Problem to solve: Starting at the line that contains "Reproduce this chart with matplotlib." and stopping at the line that contains "im.set_clip_path(b)", copy every line exactly, both ends included, without the pictures.

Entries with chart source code
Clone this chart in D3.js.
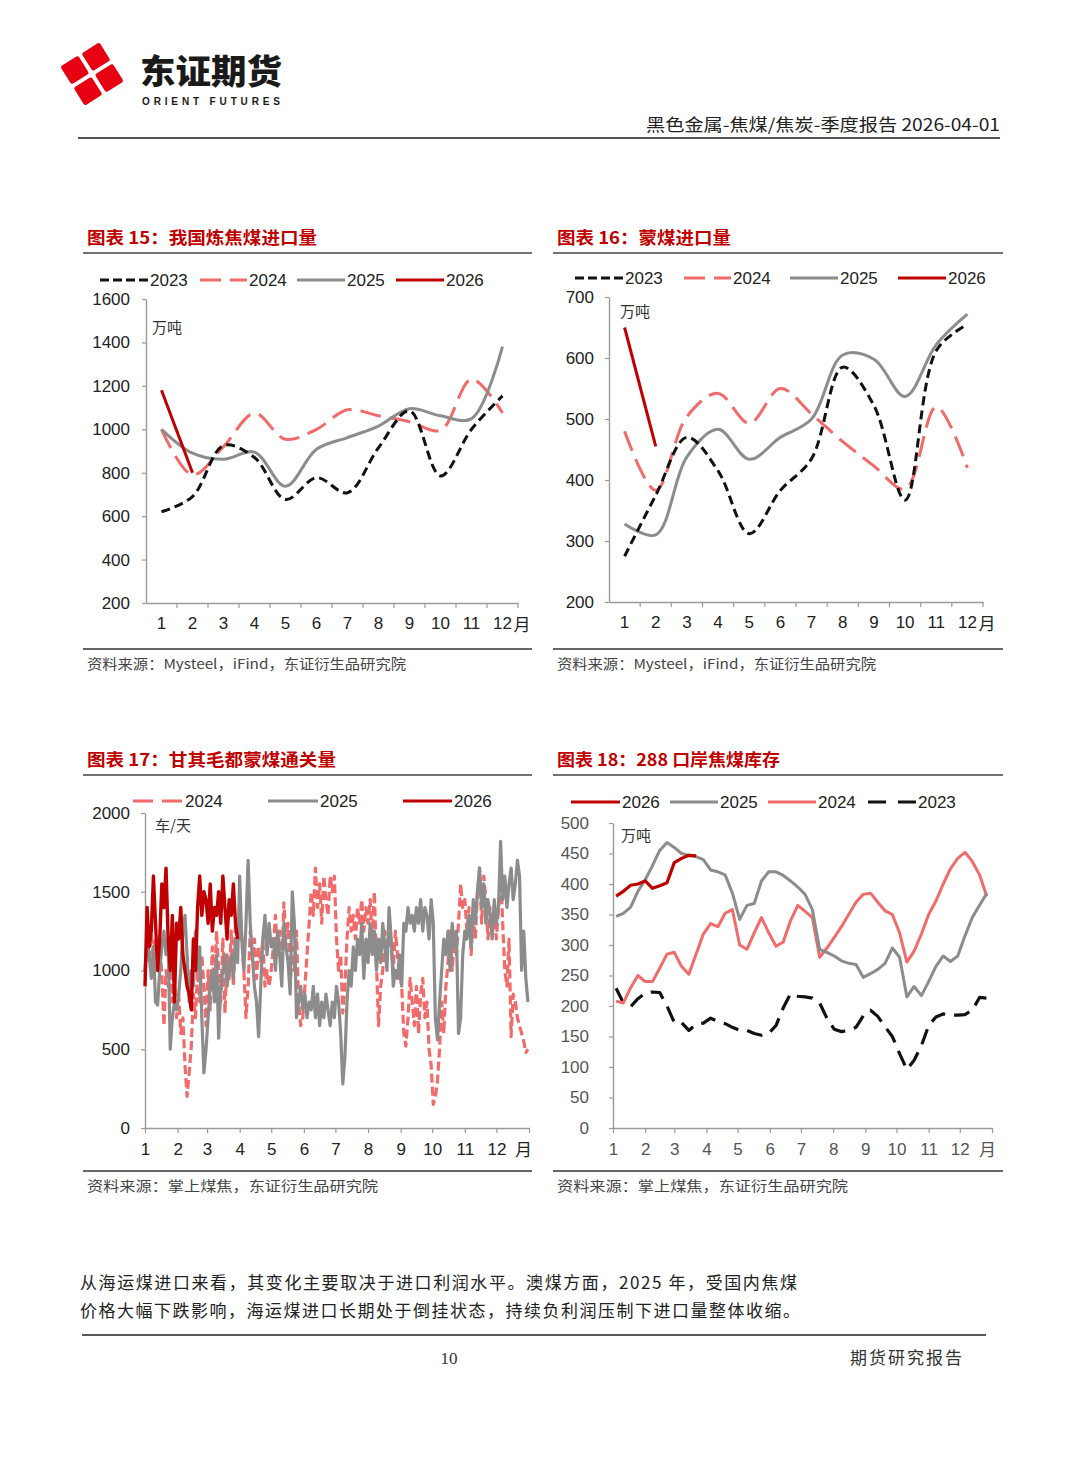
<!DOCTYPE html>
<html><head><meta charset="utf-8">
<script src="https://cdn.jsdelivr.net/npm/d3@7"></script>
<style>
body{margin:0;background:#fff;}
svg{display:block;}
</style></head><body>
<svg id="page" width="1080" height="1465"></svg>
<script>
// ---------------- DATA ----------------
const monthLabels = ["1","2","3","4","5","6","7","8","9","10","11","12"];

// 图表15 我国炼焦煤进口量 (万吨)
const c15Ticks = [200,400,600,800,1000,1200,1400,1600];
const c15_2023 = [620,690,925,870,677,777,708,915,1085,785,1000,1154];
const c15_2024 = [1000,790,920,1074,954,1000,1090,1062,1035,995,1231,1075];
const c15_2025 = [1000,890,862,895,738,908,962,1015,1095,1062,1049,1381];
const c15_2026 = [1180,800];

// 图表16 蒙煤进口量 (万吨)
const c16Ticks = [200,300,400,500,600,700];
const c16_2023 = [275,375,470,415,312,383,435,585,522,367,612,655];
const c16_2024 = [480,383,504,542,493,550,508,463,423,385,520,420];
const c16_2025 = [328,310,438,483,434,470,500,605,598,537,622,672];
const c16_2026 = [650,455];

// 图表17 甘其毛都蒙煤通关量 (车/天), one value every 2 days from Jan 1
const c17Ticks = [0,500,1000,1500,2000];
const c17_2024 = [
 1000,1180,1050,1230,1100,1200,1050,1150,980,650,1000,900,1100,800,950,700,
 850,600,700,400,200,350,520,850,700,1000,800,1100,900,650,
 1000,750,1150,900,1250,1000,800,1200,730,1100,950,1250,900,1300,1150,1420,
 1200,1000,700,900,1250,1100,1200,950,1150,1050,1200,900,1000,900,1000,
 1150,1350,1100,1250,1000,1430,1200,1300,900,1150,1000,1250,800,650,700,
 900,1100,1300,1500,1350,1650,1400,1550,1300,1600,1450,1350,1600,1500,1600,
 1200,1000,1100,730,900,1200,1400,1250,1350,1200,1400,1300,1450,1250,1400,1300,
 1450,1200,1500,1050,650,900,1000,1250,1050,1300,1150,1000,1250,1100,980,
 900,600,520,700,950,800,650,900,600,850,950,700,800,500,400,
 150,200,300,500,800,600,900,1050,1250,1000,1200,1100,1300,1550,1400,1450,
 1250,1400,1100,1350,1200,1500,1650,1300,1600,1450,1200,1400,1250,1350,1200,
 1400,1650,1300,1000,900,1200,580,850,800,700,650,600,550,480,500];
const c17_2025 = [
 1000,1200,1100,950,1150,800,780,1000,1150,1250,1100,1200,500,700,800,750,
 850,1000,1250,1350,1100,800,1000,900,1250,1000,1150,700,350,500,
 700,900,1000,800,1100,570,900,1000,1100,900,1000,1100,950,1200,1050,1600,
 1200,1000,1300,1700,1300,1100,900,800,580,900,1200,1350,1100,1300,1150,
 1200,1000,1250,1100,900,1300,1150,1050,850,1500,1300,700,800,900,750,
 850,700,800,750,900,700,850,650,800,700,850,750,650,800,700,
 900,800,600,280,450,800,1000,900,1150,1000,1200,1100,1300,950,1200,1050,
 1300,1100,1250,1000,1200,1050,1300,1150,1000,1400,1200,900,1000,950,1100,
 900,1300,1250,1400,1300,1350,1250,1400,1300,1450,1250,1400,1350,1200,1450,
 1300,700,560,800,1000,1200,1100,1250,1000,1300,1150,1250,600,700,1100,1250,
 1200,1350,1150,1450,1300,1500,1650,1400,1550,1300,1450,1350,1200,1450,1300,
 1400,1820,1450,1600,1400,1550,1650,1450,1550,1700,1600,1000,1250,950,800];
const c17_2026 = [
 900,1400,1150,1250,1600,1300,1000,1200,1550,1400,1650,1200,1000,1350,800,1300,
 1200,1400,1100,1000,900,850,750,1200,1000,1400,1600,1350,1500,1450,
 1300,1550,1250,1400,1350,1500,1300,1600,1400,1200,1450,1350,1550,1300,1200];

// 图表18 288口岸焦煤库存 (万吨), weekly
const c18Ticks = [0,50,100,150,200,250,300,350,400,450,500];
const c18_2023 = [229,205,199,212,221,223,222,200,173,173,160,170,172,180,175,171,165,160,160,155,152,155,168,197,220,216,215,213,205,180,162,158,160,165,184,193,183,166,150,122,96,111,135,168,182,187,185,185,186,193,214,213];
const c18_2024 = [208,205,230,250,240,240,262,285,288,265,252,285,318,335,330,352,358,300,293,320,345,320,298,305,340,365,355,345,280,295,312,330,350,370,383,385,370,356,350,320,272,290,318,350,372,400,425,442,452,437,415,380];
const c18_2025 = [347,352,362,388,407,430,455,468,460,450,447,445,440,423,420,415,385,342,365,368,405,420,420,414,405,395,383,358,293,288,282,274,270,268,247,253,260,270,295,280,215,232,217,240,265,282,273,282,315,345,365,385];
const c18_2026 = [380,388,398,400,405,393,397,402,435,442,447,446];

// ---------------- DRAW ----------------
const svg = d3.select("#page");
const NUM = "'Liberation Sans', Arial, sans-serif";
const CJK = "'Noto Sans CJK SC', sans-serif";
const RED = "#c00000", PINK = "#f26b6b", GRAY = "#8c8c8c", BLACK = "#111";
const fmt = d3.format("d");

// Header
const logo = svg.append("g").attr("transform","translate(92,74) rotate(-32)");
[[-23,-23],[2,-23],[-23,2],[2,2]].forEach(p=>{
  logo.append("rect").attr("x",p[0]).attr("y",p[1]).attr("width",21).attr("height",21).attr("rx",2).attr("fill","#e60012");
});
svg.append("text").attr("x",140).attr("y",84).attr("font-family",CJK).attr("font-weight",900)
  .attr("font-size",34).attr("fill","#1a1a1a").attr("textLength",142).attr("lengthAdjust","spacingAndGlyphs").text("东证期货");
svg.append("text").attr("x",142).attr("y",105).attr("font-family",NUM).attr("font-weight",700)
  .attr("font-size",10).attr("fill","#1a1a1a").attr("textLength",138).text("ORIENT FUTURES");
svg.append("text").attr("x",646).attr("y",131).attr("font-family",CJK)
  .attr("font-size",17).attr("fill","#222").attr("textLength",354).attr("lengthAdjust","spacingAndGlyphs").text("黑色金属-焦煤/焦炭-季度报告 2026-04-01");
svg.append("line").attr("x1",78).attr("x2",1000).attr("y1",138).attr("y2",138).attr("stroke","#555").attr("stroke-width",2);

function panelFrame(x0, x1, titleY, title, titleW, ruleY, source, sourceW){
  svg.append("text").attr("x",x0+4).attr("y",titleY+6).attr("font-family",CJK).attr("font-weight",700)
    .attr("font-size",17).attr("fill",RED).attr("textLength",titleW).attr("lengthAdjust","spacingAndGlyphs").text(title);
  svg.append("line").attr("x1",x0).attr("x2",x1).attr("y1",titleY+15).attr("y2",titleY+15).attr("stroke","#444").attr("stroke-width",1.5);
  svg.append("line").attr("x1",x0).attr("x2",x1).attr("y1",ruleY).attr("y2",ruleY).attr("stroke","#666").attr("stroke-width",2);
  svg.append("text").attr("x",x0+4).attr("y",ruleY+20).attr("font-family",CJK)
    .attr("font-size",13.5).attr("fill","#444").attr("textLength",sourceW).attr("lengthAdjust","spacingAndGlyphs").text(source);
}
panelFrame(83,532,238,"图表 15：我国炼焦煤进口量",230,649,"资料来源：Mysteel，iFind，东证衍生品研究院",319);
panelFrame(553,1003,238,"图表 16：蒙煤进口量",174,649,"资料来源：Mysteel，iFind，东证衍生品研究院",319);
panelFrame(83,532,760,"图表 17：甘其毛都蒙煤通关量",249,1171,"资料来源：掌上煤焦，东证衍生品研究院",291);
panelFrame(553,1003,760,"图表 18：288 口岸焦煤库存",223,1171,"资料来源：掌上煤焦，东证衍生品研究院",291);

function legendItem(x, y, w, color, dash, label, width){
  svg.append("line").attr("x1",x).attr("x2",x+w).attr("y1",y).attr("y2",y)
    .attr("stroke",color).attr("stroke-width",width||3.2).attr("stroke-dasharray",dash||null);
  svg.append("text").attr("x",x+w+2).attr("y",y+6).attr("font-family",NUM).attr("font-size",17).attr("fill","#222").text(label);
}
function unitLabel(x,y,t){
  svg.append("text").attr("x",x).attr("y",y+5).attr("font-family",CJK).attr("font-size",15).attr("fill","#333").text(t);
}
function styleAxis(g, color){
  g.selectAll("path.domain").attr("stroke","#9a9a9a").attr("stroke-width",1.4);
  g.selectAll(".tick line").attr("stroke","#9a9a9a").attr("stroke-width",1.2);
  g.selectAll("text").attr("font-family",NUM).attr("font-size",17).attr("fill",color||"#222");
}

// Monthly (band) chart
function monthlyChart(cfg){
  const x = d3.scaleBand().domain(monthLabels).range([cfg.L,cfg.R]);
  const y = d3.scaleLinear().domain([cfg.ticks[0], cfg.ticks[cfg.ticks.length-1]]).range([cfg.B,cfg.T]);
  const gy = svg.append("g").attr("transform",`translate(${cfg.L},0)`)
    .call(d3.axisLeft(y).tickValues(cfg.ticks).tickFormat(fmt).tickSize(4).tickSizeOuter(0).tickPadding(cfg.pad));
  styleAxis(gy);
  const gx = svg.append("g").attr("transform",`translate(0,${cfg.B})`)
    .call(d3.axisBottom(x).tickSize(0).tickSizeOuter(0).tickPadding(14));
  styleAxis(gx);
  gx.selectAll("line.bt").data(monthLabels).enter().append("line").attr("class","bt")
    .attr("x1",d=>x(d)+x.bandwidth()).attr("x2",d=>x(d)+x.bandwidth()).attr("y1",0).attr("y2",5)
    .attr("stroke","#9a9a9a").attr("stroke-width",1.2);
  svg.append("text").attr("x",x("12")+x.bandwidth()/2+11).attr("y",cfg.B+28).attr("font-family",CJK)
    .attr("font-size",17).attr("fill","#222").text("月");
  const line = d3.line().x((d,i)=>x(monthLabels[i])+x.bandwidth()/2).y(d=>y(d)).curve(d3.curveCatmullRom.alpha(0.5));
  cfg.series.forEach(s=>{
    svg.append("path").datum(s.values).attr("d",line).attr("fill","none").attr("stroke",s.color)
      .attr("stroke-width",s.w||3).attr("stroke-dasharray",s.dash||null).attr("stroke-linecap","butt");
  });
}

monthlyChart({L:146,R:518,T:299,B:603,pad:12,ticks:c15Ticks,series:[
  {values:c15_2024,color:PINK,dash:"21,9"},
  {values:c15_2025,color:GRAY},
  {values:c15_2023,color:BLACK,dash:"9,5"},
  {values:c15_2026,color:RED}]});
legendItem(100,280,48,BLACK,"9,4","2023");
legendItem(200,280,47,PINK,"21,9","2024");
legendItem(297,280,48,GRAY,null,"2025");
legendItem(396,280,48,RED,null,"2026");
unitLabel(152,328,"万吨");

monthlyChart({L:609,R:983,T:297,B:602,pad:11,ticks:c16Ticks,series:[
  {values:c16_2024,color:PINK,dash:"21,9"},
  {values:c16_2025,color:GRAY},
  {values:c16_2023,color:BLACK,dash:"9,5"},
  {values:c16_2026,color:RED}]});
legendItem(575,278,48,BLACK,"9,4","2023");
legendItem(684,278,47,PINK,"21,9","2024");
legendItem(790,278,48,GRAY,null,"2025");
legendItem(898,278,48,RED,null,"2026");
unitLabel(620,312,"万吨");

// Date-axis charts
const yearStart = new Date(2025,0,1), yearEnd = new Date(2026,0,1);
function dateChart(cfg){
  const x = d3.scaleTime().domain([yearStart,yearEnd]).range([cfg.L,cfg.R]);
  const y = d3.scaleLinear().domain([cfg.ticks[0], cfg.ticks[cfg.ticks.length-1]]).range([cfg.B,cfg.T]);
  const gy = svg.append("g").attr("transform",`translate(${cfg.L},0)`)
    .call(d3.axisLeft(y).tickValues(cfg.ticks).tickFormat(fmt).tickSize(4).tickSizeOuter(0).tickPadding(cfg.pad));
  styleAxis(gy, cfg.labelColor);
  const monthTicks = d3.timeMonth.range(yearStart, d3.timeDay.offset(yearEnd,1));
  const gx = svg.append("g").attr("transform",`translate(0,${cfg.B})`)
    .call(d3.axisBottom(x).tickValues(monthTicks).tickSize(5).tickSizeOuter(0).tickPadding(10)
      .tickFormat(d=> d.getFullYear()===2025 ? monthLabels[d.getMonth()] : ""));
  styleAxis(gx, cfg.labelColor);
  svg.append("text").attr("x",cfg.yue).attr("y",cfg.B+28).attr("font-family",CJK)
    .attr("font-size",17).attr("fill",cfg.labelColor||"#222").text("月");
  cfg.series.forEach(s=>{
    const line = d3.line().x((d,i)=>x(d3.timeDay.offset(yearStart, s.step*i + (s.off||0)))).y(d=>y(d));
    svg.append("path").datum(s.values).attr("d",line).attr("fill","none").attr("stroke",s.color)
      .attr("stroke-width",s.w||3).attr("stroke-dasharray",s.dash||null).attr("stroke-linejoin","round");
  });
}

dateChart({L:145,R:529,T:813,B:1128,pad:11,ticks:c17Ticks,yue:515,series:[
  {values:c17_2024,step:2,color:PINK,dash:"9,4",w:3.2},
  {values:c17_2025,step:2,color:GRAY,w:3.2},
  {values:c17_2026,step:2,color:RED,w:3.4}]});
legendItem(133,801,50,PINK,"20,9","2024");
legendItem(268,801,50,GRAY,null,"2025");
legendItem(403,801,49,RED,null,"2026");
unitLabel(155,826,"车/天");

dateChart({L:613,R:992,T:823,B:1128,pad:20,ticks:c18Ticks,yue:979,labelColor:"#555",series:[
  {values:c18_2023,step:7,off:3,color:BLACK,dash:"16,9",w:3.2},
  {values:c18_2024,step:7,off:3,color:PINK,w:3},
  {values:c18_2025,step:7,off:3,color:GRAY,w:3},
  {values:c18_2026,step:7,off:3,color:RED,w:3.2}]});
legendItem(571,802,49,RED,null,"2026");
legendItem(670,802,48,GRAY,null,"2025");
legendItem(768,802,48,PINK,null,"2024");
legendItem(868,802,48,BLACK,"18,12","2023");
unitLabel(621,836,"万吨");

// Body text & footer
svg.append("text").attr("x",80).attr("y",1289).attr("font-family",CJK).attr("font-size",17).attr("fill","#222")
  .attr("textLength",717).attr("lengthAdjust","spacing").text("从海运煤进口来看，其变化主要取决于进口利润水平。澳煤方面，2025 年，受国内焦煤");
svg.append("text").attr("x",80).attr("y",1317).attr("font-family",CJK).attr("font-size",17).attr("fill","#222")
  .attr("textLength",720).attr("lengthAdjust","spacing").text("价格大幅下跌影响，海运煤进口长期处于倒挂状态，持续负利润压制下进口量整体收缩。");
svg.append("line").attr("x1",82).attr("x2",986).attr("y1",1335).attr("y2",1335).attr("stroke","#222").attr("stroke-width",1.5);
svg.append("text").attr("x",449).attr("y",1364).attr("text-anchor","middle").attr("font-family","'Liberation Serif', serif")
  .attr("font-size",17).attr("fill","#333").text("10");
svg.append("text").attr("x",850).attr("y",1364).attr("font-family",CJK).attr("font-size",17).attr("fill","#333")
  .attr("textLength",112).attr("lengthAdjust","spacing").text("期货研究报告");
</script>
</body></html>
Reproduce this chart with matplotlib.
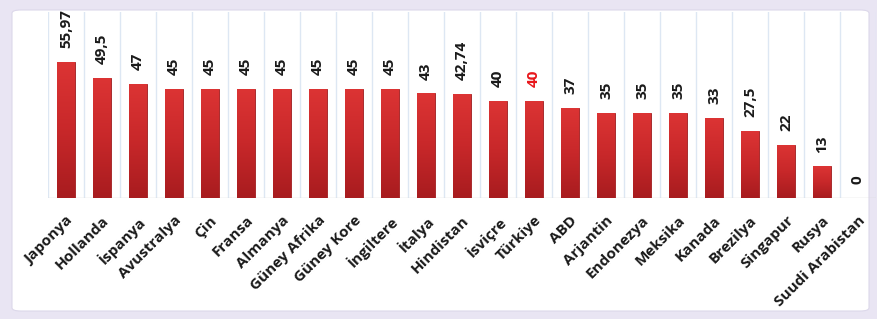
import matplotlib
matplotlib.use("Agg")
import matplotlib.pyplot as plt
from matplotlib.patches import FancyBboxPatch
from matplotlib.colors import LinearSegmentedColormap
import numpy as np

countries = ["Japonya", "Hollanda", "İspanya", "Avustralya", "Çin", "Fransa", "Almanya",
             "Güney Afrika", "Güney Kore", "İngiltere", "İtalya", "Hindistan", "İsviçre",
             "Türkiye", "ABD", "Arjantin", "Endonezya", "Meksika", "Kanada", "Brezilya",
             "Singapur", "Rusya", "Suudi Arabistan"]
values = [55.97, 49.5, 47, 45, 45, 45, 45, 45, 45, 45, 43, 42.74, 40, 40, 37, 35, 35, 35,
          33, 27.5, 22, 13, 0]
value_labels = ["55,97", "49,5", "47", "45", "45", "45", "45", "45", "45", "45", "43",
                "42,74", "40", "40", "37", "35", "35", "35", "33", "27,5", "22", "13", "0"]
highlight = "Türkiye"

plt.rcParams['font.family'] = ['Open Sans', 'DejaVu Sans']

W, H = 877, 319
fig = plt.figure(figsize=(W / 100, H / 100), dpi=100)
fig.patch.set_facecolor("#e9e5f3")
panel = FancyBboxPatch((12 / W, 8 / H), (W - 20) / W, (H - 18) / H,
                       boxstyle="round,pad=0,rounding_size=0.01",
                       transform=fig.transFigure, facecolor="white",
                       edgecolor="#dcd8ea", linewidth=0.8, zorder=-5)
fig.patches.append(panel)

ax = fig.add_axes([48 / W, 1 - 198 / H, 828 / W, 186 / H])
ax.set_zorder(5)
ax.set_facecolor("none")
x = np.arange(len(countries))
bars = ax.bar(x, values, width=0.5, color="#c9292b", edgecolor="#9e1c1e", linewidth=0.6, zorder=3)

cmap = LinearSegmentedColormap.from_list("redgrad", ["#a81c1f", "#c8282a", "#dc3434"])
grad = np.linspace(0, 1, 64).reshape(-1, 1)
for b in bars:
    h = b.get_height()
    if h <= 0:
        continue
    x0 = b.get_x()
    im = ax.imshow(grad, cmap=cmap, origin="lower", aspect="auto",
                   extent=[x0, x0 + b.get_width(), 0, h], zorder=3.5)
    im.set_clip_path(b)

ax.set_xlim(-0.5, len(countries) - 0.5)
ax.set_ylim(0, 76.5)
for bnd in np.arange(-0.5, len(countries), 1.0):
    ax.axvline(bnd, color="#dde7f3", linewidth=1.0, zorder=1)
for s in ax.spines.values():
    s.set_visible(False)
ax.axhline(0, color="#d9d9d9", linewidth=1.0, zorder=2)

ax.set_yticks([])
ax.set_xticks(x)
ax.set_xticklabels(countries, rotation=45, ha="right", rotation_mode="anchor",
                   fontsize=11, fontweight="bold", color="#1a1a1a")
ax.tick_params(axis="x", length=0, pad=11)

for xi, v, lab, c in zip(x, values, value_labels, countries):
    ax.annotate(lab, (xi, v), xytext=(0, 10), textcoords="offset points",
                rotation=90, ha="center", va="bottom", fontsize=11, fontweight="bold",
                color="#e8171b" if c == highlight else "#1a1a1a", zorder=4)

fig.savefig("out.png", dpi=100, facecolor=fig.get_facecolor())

Solved exercise:
Reproduce this chart with matplotlib.
import matplotlib
matplotlib.use("Agg")
import matplotlib.pyplot as plt
from matplotlib.patches import FancyBboxPatch
from matplotlib.colors import LinearSegmentedColormap
import numpy as np

countries = ["Japonya", "Hollanda", "İspanya", "Avustralya", "Çin", "Fransa", "Almanya",
             "Güney Afrika", "Güney Kore", "İngiltere", "İtalya", "Hindistan", "İsviçre",
             "Türkiye", "ABD", "Arjantin", "Endonezya", "Meksika", "Kanada", "Brezilya",
             "Singapur", "Rusya", "Suudi Arabistan"]
values = [55.97, 49.5, 47, 45, 45, 45, 45, 45, 45, 45, 43, 42.74, 40, 40, 37, 35, 35, 35,
          33, 27.5, 22, 13, 0]
value_labels = ["55,97", "49,5", "47", "45", "45", "45", "45", "45", "45", "45", "43",
                "42,74", "40", "40", "37", "35", "35", "35", "33", "27,5", "22", "13", "0"]
highlight = "Türkiye"

plt.rcParams['font.family'] = ['Open Sans', 'DejaVu Sans']

W, H = 877, 319
fig = plt.figure(figsize=(W / 100, H / 100), dpi=100)
fig.patch.set_facecolor("#e9e5f3")
panel = FancyBboxPatch((12 / W, 8 / H), (W - 20) / W, (H - 18) / H,
                       boxstyle="round,pad=0,rounding_size=0.01",
                       transform=fig.transFigure, facecolor="white",
                       edgecolor="#dcd8ea", linewidth=0.8, zorder=-5)
fig.patches.append(panel)

ax = fig.add_axes([48 / W, 1 - 198 / H, 828 / W, 186 / H])
ax.set_zorder(5)
ax.set_facecolor("none")
x = np.arange(len(countries))
bars = ax.bar(x, values, width=0.5, color="#c9292b", edgecolor="#9e1c1e", linewidth=0.6, zorder=3)

cmap = LinearSegmentedColormap.from_list("redgrad", ["#a81c1f", "#c8282a", "#dc3434"])
grad = np.linspace(0, 1, 64).reshape(-1, 1)
for b in bars:
    h = b.get_height()
    if h <= 0:
        continue
    x0 = b.get_x()
    im = ax.imshow(grad, cmap=cmap, origin="lower", aspect="auto",
                   extent=[x0, x0 + b.get_width(), 0, h], zorder=3.5)
    im.set_clip_path(b)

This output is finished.